Earlier in the week, the city announced a ban on all gatherings of more than 50 people, leaving many restaurants and bars across Vancouver to shutter. 

But instead of a potential breeding ground for contagion, Barnes believes the market, which provides washrooms, clean needles and the support of peer workers, could play an invaluable role in helping contain the virus. 

"We're able to tell people, 'You need to be 10 feet away.' We can give them gloves. We can talk to them about what's going on," said Barnes, the executive director of the Four Directions Trading Post, formerly known as the Downtown Eastside Street Market.

"These people are vulnerable. They're seniors, they're homeless, they're living in the SROs. "They don't have TVs. They don't have means to buy a newspaper. They don't have cellphones. They have no idea what's going on."

She suggested the market become a COVID-19 testing centre.

'We have seniors that come here every single day, 365 days a year,' said Barnes. (Maggie MacPherson/CBC)

In response to the forced closure, hawkers have decided to "go a little bit rogue," Barnes said.

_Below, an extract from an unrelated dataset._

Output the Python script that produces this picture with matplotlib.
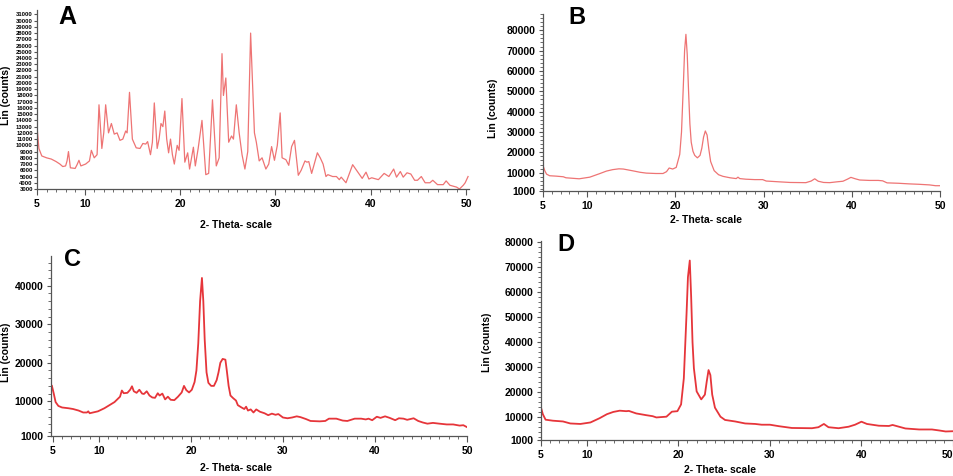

On Thursday, along the sidewalk in front of 58 West Hastings Street, the vacant lot where the market's normally located, a row of tables with vendors had been set up, each a few metres apart. Barnes said the market also brought out its hand-washing stations. 

Beyond assisting in the effort to contain the outbreak, she emphasized the economic importance of the market to people in the neighbourhood.

"We have seniors that come here every single day, 365 days a year," said Barnes, a longtime DTES advocate. "These people don't have Christmas, they don't have spring break. They make $5, $10. That's their prescription. Or maybe it's some cheese or maybe it's something for their children. We have single parents here as well."  

One vendor who doesn't receive social assistance from the government told CBC News he depends on the profits he makes at the market to pay rent.

The city told CBC it was working to address income-generation gaps spurred by the market's closure. 

"This is a difficult and challenging time for everyone in the community and there are no perfect solutions to some of the complex issues we are trying to work through," the city's statement read. 

According to Vancouver, the municipality is working in partnership with Vancouver Coastal Health and BC Housing to introduce immediate measures to protect people in the DTES. 

Vancouver has also recently opened 11 new hand-washing stations in the neighbourhood. As well, the city's decision Thursday to declare a local state of emergency should grant the city the authority to take over parts of facilities, ensuring homeless people can self-isolate.

But Barnes worries the virus may have already reached the community. 

"I say to Mayor Kennedy Stewart: Please help us. We need somebody down here testing. This is going to be chaos waiting to happen."